Les gaffes mémorables de Jean-Pierre Raffarin qui ont marqué sa carrière

Jean-Pierre Raffarin s’est illustré par un style de communication très personnel, émaillé de formules rapidement baptisées « Raffarinades » par les médias. S’il a parfois séduit par son optimisme et des aphorismes pittoresques – le plus célèbre restant « La route est droite, mais la pente est forte »​–, certaines de ses déclarations ont en revanche provoqué de vives polémiques. Deux erreurs de communication politique en particulier ont profondément marqué les esprits au début des années 2000, au point de faire vaciller son mandat de Premier ministre. Retour sur ces deux déclarations maladroites de Raffarin – l’une accusant les socialistes de manquer de patriotisme, l’autre reléguant la France au purgatoire – et sur les remous qu’elles ont engendrés.
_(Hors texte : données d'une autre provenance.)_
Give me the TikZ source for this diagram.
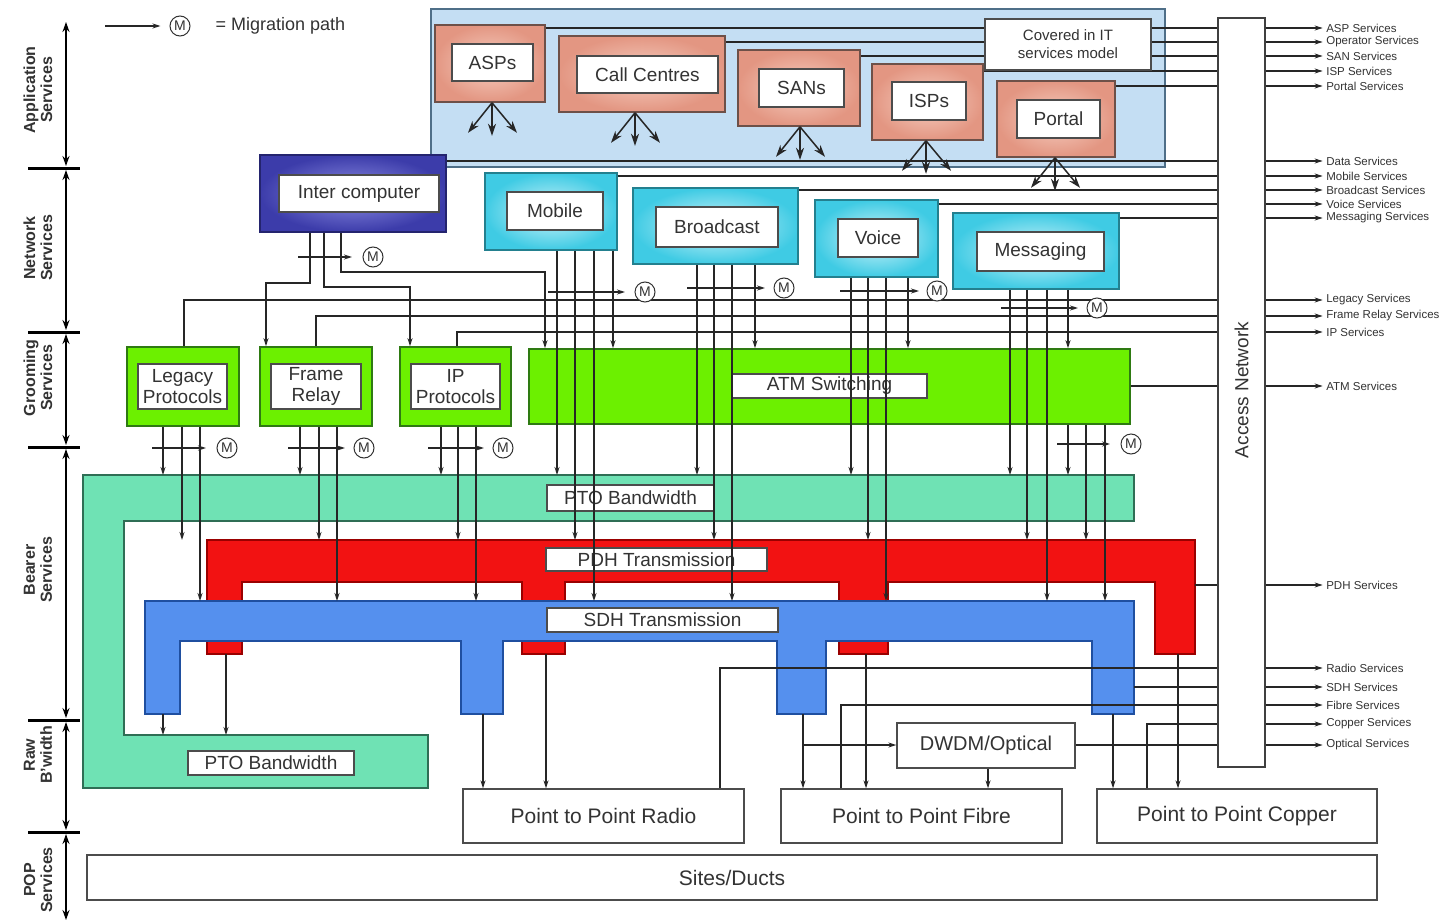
\documentclass[tikz,border=0pt]{standalone}
\usepackage{fontspec}
\setmainfont{Liberation Sans}
\usetikzlibrary{arrows.meta,fit}
\definecolor{appbg}{HTML}{C4DEF3}
\definecolor{appbd}{HTML}{4F6F88}
\definecolor{salm}{HTML}{E39682}
\definecolor{salmi}{HTML}{F6CFC2}
\definecolor{salmd}{HTML}{6E5048}
\definecolor{cyanf}{HTML}{3FCBE4}
\definecolor{cyani}{HTML}{D2F4FA}
\definecolor{cyand}{HTML}{23808F}
\definecolor{interf}{HTML}{3C3CAA}
\definecolor{interi}{HTML}{9090E4}
\definecolor{interd}{HTML}{24246E}
\definecolor{grn}{HTML}{6CF000}
\definecolor{grnd}{HTML}{2E7A12}
\definecolor{ptof}{HTML}{6FE2B4}
\definecolor{ptod}{HTML}{2F6E55}
\definecolor{pdhf}{HTML}{F21212}
\definecolor{pdhd}{HTML}{9A0000}
\definecolor{sdhf}{HTML}{5590EE}
\definecolor{sdhd}{HTML}{1F4FA0}
\definecolor{txt}{HTML}{333333}
\newcommand\myfs[2]{\fontsize{#1}{#2}\selectfont}
\newcommand\mig[5]{\draw[arr] (#2,#1) -- (#3,#1); \node[mc] (#5) at (#4,#1) {M};}
\newcommand\fk[2]{\foreach \dx/\dy in {-24/30,0/33,25/30}{\draw[fork] (#1.south -| #2,0) -- ++(\dx,\dy);}}
\newcommand\tbox[5][]{\node[wb,fit={(#3)(#4)}] (#2) {}; \node[wbt,#1] (#2T) at (#2.center) {#5};}
\begin{document}
\begin{tikzpicture}[x=1pt,y=-1pt,
  ln/.style={line width=1.3pt, draw=black!85},
  arr/.style={ln, -{Stealth[length=8pt,width=5pt]}},
  fork/.style={line width=1.5pt, draw=black!85, -{Stealth[length=12pt,width=8pt]}},
  bx/.style={draw, inner sep=0pt, line width=1.6pt},
  wb/.style={bx, fill=white, draw=black!70, line width=1.3pt},
  wbt/.style={inner sep=0pt, font=\myfs{19}{21}, align=center, text=txt},
  salmbox/.style={bx, inner color=salmi, outer color=salm, draw=salmd},
  cybox/.style={bx, inner color=cyani, outer color=cyanf, draw=cyand},
  grbox/.style={bx, fill=grn, draw=grnd},
  mc/.style={circle, draw=black!80, fill=white, line width=1pt, inner sep=0pt, minimum size=20pt, font=\myfs{14}{14}, text=txt},
  svc/.style={anchor=west, font=\myfs{11.5}{12}, inner sep=3pt, text=txt},
  axl/.style={rotate=90, font=\bfseries\myfs{16}{17}, align=center, text=txt},
  axa/.style={line width=2.4pt, {Stealth[length=10pt,width=7pt]}-{Stealth[length=10pt,width=7pt]}}
]
\fill[white] (0,0) rectangle (1450,923);
\useasboundingbox (0,0) rectangle (1450,923);

% ---- left axis
\foreach \y in {168,332,447,720,832}{\draw[line width=3pt] (28,\y) -- (80,\y);}
\draw[axa] (66,22) -- (66,166);
\draw[axa] (66,170) -- (66,330);
\draw[axa] (66,334) -- (66,445);
\draw[axa] (66,449) -- (66,718);
\draw[axa] (66,722) -- (66,830);
\draw[axa] (66,834) -- (66,920);
\node[axl] (ax1) at (38,90) {Application\\Services};
\node[axl] (ax2) at (38,248) {Network\\Services};
\node[axl] (ax3) at (38,378) {Grooming\\Services};
\node[axl] (ax4) at (38,570) {Bearer\\Services};
\node[axl] (ax5) at (38,755) {Raw\\B'width};
\node[axl] (ax6) at (38,880) {POP\\Services};

% ---- legend
\node[mc] (legM) at (180,26) {M};
\coordinate (legS) at (105,26);
\draw[arr] (legS) -- ([xshift=-9pt]legM.west);
\node[anchor=west, font=\myfs{18}{20}, text=txt] (legT) at (212,26) {= Migration path};

% ---- access network
\node[bx, fill=white, draw=black!75, line width=1.3pt, fit={(1218,18)(1265,767)}] (acc) {};
\node[rotate=90, font=\myfs{19}{20}, text=txt] (accT) at (1241.5,390) {Access Network};

% ---- application services
\node[bx, fill=appbg, draw=appbd, fit={(431,9)(1165,167)}] (app) {};
\node[salmbox, fit={(435,25)(545,102)}] (asp) {};
\tbox{aspL}{452,44}{533,81}{ASPs}
\node[salmbox, fit={(559,36)(725,112)}] (cc) {};
\tbox{ccL}{577,56}{718,93}{Call Centres}
\node[salmbox, fit={(738,50)(860,126)}] (san) {};
\tbox{sanL}{759,69}{844,107}{SANs}
\node[salmbox, fit={(872,64)(983,140)}] (isp) {};
\tbox{ispL}{892,82}{966,120}{ISPs}
\node[salmbox, fit={(997,81)(1115,157)}] (portal) {};
\tbox{portalL}{1017,100}{1100,138}{Portal}
\fk{asp}{492}
\fk{cc}{635}
\fk{san}{800}
\fk{isp}{926}
\fk{portal}{1055}
\draw[ln] (asp.east |- 0,28) -- (acc.west |- 0,28);
\draw[ln] (cc.east |- 0,42) -- (acc.west |- 0,42);
\draw[ln] (san.east |- 0,56) -- (acc.west |- 0,56);
\draw[ln] (isp.east |- 0,71) -- (acc.west |- 0,71);
\draw[ln] (portal.east |- 0,86) -- (acc.west |- 0,86);
\tbox[font=\myfs{15}{18}]{cov}{985,19}{1151,70}{Covered in IT\\services model}

% ---- network services
\node[bx, inner color=interi, outer color=interf, draw=interd, fit={(260,155)(446,232)}] (inter) {};
\tbox{interL}{279,175}{439,212}{Inter computer}
\node[cybox, fit={(485,173)(617,250)}] (mob) {};
\tbox{mobL}{507,192}{603,230}{Mobile}
\node[cybox, fit={(633,188)(798,264)}] (brd) {};
\tbox{brdL}{656,207}{778,247}{Broadcast}
\node[cybox, fit={(815,200)(938,277)}] (voi) {};
\tbox{voiL}{838,219}{918,257}{Voice}
\node[cybox, fit={(953,213)(1119,289)}] (msg) {};
\tbox{msgL}{977,232}{1104,271}{Messaging}
\draw[ln] (inter.east |- 0,161) -- (acc.west |- 0,161);
\draw[ln] (mob.east |- 0,176) -- (acc.west |- 0,176);
\draw[ln] (brd.east |- 0,190) -- (acc.west |- 0,190);
\draw[ln] (voi.east |- 0,204) -- (acc.west |- 0,204);
\draw[ln] (msg.east |- 0,218) -- (acc.west |- 0,218);

% ---- bearer services
\coordinate (ptoT) at (0,475);
\coordinate (ptoB) at (0,735);
\coordinate (pdhT) at (0,540);
\coordinate (sdhT) at (0,601);
\filldraw[fill=ptof, draw=ptod, line width=1.5pt] (83,475) -- (1134,475) -- (1134,521) -- (124,521) -- (124,735) -- (428,735) -- (428,788) -- (83,788) -- cycle;
\tbox{ptoL1}{547,485}{714,511}{PTO Bandwidth}
\tbox{ptoL2}{188,751}{354,775}{PTO Bandwidth}
\filldraw[fill=pdhf, draw=pdhd, line width=1.2pt] (207,540) -- (1195,540) -- (1195,654) -- (1155,654) -- (1155,582) -- (888,582) -- (888,654) -- (839,654) -- (839,582) -- (565,582) -- (565,654) -- (522,654) -- (522,582) -- (242,582) -- (242,654) -- (207,654) -- cycle;
\tbox{pdhL}{546,548}{767,571}{PDH Transmission}
\filldraw[fill=sdhf, draw=sdhd, line width=1.2pt] (145,601) -- (1134,601) -- (1134,714) -- (1092,714) -- (1092,641) -- (826,641) -- (826,714) -- (777,714) -- (777,641) -- (503,641) -- (503,714) -- (461,714) -- (461,641) -- (180,641) -- (180,714) -- (145,714) -- cycle;
\tbox{sdhL}{547,608}{778,632}{SDH Transmission}

% ---- grooming services
\node[grbox, fit={(127,347)(239,426)}] (leg) {};
\tbox{legL}{138,364}{227,409}{Legacy\\Protocols}
\node[grbox, fit={(260,347)(372,426)}] (fr) {};
\tbox{frL}{271,364}{361,409}{Frame\\Relay}
\node[grbox, fit={(400,347)(511,426)}] (ipp) {};
\tbox{ippL}{411,364}{500,409}{IP\\Protocols}
\node[grbox, fit={(529,349)(1130,424)}] (atm) {};
\tbox{atmL}{732,374}{927,398}{ATM Switching}

% ---- raw bandwidth / POP
\tbox[font=\myfs{21}{22}]{radio}{463,789}{744,843}{Point to Point Radio}
\tbox[font=\myfs{21}{22}]{fibre}{781,789}{1062,843}{Point to Point Fibre}
\tbox[font=\myfs{21}{22}]{copper}{1097,789}{1377,843}{Point to Point Copper}
\tbox[font=\myfs{21}{22}]{sites}{87,855}{1377,900}{Sites/Ducts}
\tbox[font=\myfs{20}{22}]{dwdm}{897,723}{1075,768}{DWDM/Optical}

% ---- grooming connectors to access network
\draw[ln] (leg.north -| 184,0) -- (184,300) -- (acc.west |- 0,300);
\draw[ln] (fr.north -| 316,0) -- (316,316) -- (acc.west |- 0,316);
\draw[ln] (ipp.north -| 457,0) -- (457,332) -- (acc.west |- 0,332);

% ---- inter computer connectors
\draw[arr] (inter.south -| 310,0) -- (310,283) -- (266,283) -- (fr.north -| 266,0);
\draw[arr] (inter.south -| 324,0) -- (324,287) -- (410,287) -- (ipp.north -| 410,0);
\draw[arr] (inter.south -| 341,0) -- (341,272) -- (545,272) -- (atm.north -| 545,0);
\mig{257}{298}{352}{373}{m1}

% ---- network service verticals
\foreach \x/\t in {557/ptoT,575/pdhT,594/sdhT}{\draw[arr] (mob.south -| \x,0) -- (\t -| \x,0);}
\draw[arr] (mob.south -| 613,0) -- (atm.north -| 613,0);
\foreach \x/\t in {697/ptoT,714/pdhT,732/sdhT}{\draw[arr] (brd.south -| \x,0) -- (\t -| \x,0);}
\draw[arr] (brd.south -| 755,0) -- (atm.north -| 755,0);
\foreach \x/\t in {851/ptoT,868/pdhT,886/sdhT}{\draw[arr] (voi.south -| \x,0) -- (\t -| \x,0);}
\draw[arr] (voi.south -| 908,0) -- (atm.north -| 908,0);
\foreach \x/\t in {1010/ptoT,1027/pdhT,1047/sdhT}{\draw[arr] (msg.south -| \x,0) -- (\t -| \x,0);}
\draw[arr] (msg.south -| 1068,0) -- (atm.north -| 1068,0);
\mig{292}{548}{625}{645}{m2}
\mig{288}{687}{765}{784}{m3}
\mig{291}{840}{919}{937}{m4}
\mig{308}{1001}{1078}{1097}{m5}

% ---- ATM outputs
\foreach \x/\t in {1068/ptoT,1086/pdhT,1105/sdhT}{\draw[arr] (atm.south -| \x,0) -- (\t -| \x,0);}
\mig{444}{1057}{1110}{1131}{m6}
\draw[ln] (atm.east |- 0,386) -- (acc.west |- 0,386);

% ---- grooming outputs
\foreach \x/\t in {163/ptoT,182/pdhT,200/sdhT}{\draw[arr] (leg.south -| \x,0) -- (\t -| \x,0);}
\mig{448}{152}{206}{227}{m7}
\foreach \x/\t in {300/ptoT,319/pdhT,337/sdhT}{\draw[arr] (fr.south -| \x,0) -- (\t -| \x,0);}
\mig{448}{288}{345}{364}{m8}
\foreach \x/\t in {441/ptoT,458/pdhT,476/sdhT}{\draw[arr] (ipp.south -| \x,0) -- (\t -| \x,0);}
\mig{448}{428}{484}{503}{m9}

% ---- bearer to raw bandwidth
\coordinate (pdhR) at (1195,585);
\draw[ln] (pdhR) -- (acc.west |- pdhR);
\draw[arr] (163,714) -- (ptoB -| 163,0);
\draw[arr] (226,654) -- (ptoB -| 226,0);
\draw[arr] (483,714) -- (radio.north -| 483,0);
\draw[arr] (546,654) -- (radio.north -| 546,0);
\draw[ln] (radio.north -| 720,0) -- (720,668) -- (acc.west |- 0,668);
\draw[arr] (803,714) -- (fibre.north -| 803,0);
\draw[arr] (803,745) -- (dwdm.west |- 0,745);
\draw[arr] (866,654) -- (fibre.north -| 866,0);
\draw[ln] (fibre.north -| 841,0) -- (841,705) -- (acc.west |- 0,705);
\draw[arr] (dwdm.south -| 988,0) -- (fibre.north -| 988,0);
\draw[ln] (dwdm.east |- 0,745) -- (acc.west |- 0,745);
\draw[arr] (1113,714) -- (copper.north -| 1113,0);
\draw[ln] (1134,687) -- (acc.west |- 0,687);
\draw[arr] (1178,654) -- (copper.north -| 1178,0);
\draw[ln] (copper.north -| 1147,0) -- (1147,724) -- (acc.west |- 0,724);

% ---- service outputs
\foreach \y/\t [count=\i] in {28/ASP Services,42/Operator Services,56/SAN Services,71/ISP Services,86/Portal Services,161/Data Services,176/Mobile Services,190/Broadcast Services,204/Voice Services,218/Messaging Services,300/Legacy Services,316/Frame Relay Services,332/IP Services,386/ATM Services,585/PDH Services,668/Radio Services,687/SDH Services,705/Fibre Services,724/Copper Services,745/Optical Services}{
  \draw[arr] (acc.east |- 0,\y) -- ++(57,0) node[svc] (svc\i) {\t};
}
\end{tikzpicture}
\end{document}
« Le parti avant la patrie » : une accusation qui choque l’opposition

Le 10 juin 2003, Jean-Pierre Raffarin participe à un meeting de l’UMP à Asnières (région parisienne) en pleine campagne pour les élections internes. Devant un parterre de partisans acquis à sa cause, le Premier ministre laisse éclater son ferveur partisane. Il lance alors une charge virulente contre ses adversaires de gauche, affirmant que les socialistes auraient « perdu le sens de la France » et qu’ils préféraient « leur parti à leur patrie »​. En insinuant que l’opposition manque de patriotisme, Raffarin franchit une ligne rouge rhétorique. La formule, sans doute prononcée sous l’élan militant du moment, fait immédiatement scandale.
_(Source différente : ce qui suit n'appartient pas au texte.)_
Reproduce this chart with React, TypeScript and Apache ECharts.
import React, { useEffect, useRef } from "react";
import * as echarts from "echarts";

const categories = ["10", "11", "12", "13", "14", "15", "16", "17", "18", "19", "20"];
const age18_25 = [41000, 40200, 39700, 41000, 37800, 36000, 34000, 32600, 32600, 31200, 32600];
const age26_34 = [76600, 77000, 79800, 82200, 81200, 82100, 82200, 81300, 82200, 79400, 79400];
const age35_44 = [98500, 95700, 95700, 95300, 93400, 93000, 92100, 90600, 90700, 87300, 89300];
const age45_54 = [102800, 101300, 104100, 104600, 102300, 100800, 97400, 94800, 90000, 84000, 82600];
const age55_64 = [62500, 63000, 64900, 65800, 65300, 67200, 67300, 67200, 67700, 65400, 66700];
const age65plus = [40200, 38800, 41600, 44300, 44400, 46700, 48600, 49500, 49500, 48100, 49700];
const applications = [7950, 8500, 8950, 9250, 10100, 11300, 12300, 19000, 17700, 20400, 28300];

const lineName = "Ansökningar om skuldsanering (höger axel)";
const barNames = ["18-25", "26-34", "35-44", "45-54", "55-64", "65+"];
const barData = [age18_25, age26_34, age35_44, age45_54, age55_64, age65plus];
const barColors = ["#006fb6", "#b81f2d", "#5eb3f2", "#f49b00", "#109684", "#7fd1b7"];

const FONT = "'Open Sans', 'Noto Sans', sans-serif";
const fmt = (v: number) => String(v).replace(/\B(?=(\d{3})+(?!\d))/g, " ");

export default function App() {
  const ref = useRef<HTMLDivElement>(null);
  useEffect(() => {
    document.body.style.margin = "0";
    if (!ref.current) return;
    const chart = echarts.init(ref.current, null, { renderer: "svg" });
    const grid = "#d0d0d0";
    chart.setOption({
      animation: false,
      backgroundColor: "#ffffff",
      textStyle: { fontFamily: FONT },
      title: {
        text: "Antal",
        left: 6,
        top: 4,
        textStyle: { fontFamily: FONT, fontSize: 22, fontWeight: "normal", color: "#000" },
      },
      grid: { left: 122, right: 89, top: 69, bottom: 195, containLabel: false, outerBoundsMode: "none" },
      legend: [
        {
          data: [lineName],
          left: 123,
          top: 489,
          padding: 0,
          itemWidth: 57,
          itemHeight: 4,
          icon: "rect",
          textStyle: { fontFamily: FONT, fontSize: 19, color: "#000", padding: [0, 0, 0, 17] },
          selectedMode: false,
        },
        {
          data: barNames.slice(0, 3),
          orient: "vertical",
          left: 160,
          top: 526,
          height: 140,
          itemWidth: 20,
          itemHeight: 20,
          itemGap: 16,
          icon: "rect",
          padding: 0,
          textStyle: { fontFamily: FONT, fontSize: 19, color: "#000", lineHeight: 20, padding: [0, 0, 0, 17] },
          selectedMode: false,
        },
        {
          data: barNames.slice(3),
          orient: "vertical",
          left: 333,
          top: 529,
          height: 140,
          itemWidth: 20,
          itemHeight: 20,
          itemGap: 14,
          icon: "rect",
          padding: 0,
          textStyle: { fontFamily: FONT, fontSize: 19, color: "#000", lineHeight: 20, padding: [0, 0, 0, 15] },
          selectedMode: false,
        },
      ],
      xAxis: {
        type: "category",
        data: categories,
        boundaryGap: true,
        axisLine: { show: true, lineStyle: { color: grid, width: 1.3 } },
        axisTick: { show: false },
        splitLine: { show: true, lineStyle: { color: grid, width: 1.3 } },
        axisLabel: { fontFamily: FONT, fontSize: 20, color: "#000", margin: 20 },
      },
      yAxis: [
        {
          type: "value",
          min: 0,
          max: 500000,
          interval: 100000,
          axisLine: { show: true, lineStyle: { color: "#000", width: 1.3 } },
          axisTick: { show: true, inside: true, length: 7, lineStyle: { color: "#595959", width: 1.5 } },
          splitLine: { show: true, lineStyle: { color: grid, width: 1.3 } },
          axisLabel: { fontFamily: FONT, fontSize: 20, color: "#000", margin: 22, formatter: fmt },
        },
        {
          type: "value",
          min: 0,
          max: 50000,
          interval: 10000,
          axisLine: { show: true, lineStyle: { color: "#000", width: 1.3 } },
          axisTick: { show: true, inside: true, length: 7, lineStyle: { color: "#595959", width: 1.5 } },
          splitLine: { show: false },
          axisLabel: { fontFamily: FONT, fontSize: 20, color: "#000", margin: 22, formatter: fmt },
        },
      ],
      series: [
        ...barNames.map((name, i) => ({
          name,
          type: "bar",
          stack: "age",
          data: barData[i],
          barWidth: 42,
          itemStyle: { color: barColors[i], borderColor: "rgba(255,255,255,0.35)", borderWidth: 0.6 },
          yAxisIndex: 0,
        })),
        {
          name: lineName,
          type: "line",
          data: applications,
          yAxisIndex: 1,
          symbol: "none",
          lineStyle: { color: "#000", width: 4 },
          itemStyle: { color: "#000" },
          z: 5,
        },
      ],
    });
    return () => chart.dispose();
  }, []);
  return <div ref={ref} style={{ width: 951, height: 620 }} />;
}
Les réactions ne se font pas attendre : dès le soir du 10 juin, alors que l’Assemblée nationale débat d’une réforme importante (les retraites), l’information remonte dans l’hémicycle et provoque l’indignation des députés socialistes​. Pour ces derniers, entendre le chef du gouvernement suggérer qu’ils n’aiment pas la France est intolérable. Jean-Marc Ayrault, alors président du groupe socialiste, interrompt la séance et exige des excuses publiques de la part du Premier ministre, accusant ce dernier d’user d’une rhétorique digne de “l’anti-France” – une référence historique lourde de sens​. Le tollé est tel que la séance parlementaire est levée en pleine nuit, les députés de gauche refusant de siéger tant que Raffarin ne sera pas venu s’excuser​. François Hollande, premier secrétaire du PS, fustige des propos relevant selon lui « d’une autre époque » et déplore une vision manichéenne où « il y aurait deux France, une bonne et une mauvaise », ce qui est « inacceptable »​.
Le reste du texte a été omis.